• _Exercise_: Make an exact transcription of the material, leaving out all images.

• _Material provided_:

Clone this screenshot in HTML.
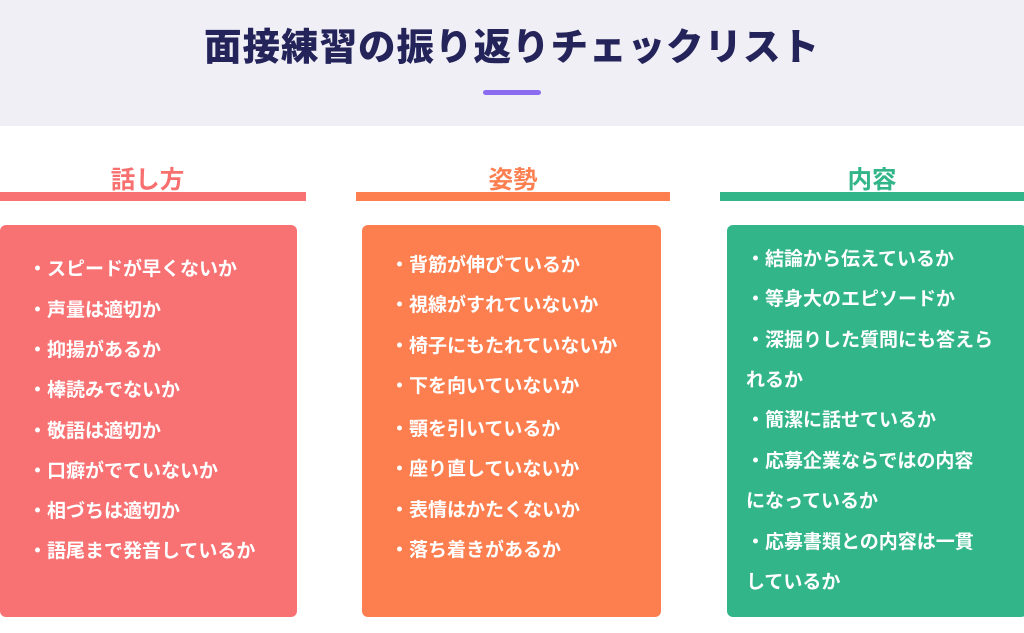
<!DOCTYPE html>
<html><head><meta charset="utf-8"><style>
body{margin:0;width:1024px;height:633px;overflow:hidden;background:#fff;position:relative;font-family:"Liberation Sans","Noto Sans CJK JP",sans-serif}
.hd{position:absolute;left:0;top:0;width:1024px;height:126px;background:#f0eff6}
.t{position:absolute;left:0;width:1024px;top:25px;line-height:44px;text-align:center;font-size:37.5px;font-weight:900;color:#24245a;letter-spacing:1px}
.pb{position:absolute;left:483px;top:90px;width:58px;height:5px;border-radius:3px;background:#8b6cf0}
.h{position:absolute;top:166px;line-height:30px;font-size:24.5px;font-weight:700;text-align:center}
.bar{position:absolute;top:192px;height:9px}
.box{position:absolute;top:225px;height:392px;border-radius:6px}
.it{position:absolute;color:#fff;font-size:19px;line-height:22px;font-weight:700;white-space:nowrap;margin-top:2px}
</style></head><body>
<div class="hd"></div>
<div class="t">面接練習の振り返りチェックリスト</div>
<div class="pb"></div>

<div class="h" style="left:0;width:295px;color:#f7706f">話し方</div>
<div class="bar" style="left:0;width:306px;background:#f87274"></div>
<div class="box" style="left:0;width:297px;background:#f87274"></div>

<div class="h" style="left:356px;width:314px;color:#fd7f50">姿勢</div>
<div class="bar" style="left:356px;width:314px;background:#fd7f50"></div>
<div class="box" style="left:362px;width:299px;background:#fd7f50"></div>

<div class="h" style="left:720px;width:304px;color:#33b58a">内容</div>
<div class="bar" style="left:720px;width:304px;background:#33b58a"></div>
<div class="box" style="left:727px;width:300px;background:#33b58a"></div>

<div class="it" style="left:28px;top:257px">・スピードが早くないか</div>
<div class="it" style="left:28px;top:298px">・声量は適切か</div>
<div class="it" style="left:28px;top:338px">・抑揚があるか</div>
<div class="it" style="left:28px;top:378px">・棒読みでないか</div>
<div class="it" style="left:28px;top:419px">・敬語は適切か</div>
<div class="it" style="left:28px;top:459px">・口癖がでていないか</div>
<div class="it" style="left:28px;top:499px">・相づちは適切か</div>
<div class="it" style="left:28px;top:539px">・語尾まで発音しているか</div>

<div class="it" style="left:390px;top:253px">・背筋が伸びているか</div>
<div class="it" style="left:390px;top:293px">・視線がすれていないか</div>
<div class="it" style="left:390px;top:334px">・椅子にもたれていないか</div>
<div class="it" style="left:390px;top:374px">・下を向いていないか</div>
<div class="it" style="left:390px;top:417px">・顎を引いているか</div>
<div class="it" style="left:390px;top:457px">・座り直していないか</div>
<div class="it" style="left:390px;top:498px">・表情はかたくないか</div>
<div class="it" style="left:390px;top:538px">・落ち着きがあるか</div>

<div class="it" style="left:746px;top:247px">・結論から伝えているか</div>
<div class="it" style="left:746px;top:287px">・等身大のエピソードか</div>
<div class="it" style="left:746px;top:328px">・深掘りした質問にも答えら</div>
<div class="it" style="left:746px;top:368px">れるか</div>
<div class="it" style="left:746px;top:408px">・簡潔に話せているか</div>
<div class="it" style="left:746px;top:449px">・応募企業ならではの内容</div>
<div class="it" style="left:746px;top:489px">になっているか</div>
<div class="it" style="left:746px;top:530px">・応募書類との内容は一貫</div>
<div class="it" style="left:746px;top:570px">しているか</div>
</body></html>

• _Answer below_:
Clone this screenshot in HTML.
<!DOCTYPE html>
<html><head><meta charset="utf-8"><style>
body{margin:0;width:1024px;height:633px;overflow:hidden;background:#fff;position:relative;font-family:"Liberation Sans","Noto Sans CJK JP",sans-serif}
.hd{position:absolute;left:0;top:0;width:1024px;height:126px;background:#f0eff6}
.t{position:absolute;left:0;width:1024px;top:25px;line-height:44px;text-align:center;font-size:37.5px;font-weight:900;color:#24245a;letter-spacing:1px}
.pb{position:absolute;left:483px;top:90px;width:58px;height:5px;border-radius:3px;background:#8b6cf0}
.h{position:absolute;top:166px;line-height:30px;font-size:24.5px;font-weight:700;text-align:center}
.bar{position:absolute;top:192px;height:9px}
.box{position:absolute;top:225px;height:392px;border-radius:6px}
.it{position:absolute;color:#fff;font-size:19px;line-height:22px;font-weight:700;white-space:nowrap;margin-top:2px}
</style></head><body>
<div class="hd"></div>
<div class="t">面接練習の振り返りチェックリスト</div>
<div class="pb"></div>

<div class="h" style="left:0;width:295px;color:#f7706f">話し方</div>
<div class="bar" style="left:0;width:306px;background:#f87274"></div>
<div class="box" style="left:0;width:297px;background:#f87274"></div>

<div class="h" style="left:356px;width:314px;color:#fd7f50">姿勢</div>
<div class="bar" style="left:356px;width:314px;background:#fd7f50"></div>
<div class="box" style="left:362px;width:299px;background:#fd7f50"></div>

<div class="h" style="left:720px;width:304px;color:#33b58a">内容</div>
<div class="bar" style="left:720px;width:304px;background:#33b58a"></div>
<div class="box" style="left:727px;width:300px;background:#33b58a"></div>

<div class="it" style="left:28px;top:257px">・スピードが早くないか</div>
<div class="it" style="left:28px;top:298px">・声量は適切か</div>
<div class="it" style="left:28px;top:338px">・抑揚があるか</div>
<div class="it" style="left:28px;top:378px">・棒読みでないか</div>
<div class="it" style="left:28px;top:419px">・敬語は適切か</div>
<div class="it" style="left:28px;top:459px">・口癖がでていないか</div>
<div class="it" style="left:28px;top:499px">・相づちは適切か</div>
<div class="it" style="left:28px;top:539px">・語尾まで発音しているか</div>

<div class="it" style="left:390px;top:253px">・背筋が伸びているか</div>
<div class="it" style="left:390px;top:293px">・視線がすれていないか</div>
<div class="it" style="left:390px;top:334px">・椅子にもたれていないか</div>
<div class="it" style="left:390px;top:374px">・下を向いていないか</div>
<div class="it" style="left:390px;top:417px">・顎を引いているか</div>
<div class="it" style="left:390px;top:457px">・座り直していないか</div>
<div class="it" style="left:390px;top:498px">・表情はかたくないか</div>
<div class="it" style="left:390px;top:538px">・落ち着きがあるか</div>

<div class="it" style="left:746px;top:247px">・結論から伝えているか</div>
<div class="it" style="left:746px;top:287px">・等身大のエピソードか</div>
<div class="it" style="left:746px;top:328px">・深掘りした質問にも答えら</div>
<div class="it" style="left:746px;top:368px">れるか</div>
<div class="it" style="left:746px;top:408px">・簡潔に話せているか</div>
<div class="it" style="left:746px;top:449px">・応募企業ならではの内容</div>
<div class="it" style="left:746px;top:489px">になっているか</div>
<div class="it" style="left:746px;top:530px">・応募書類との内容は一貫</div>
<div class="it" style="left:746px;top:570px">しているか</div>
</body></html>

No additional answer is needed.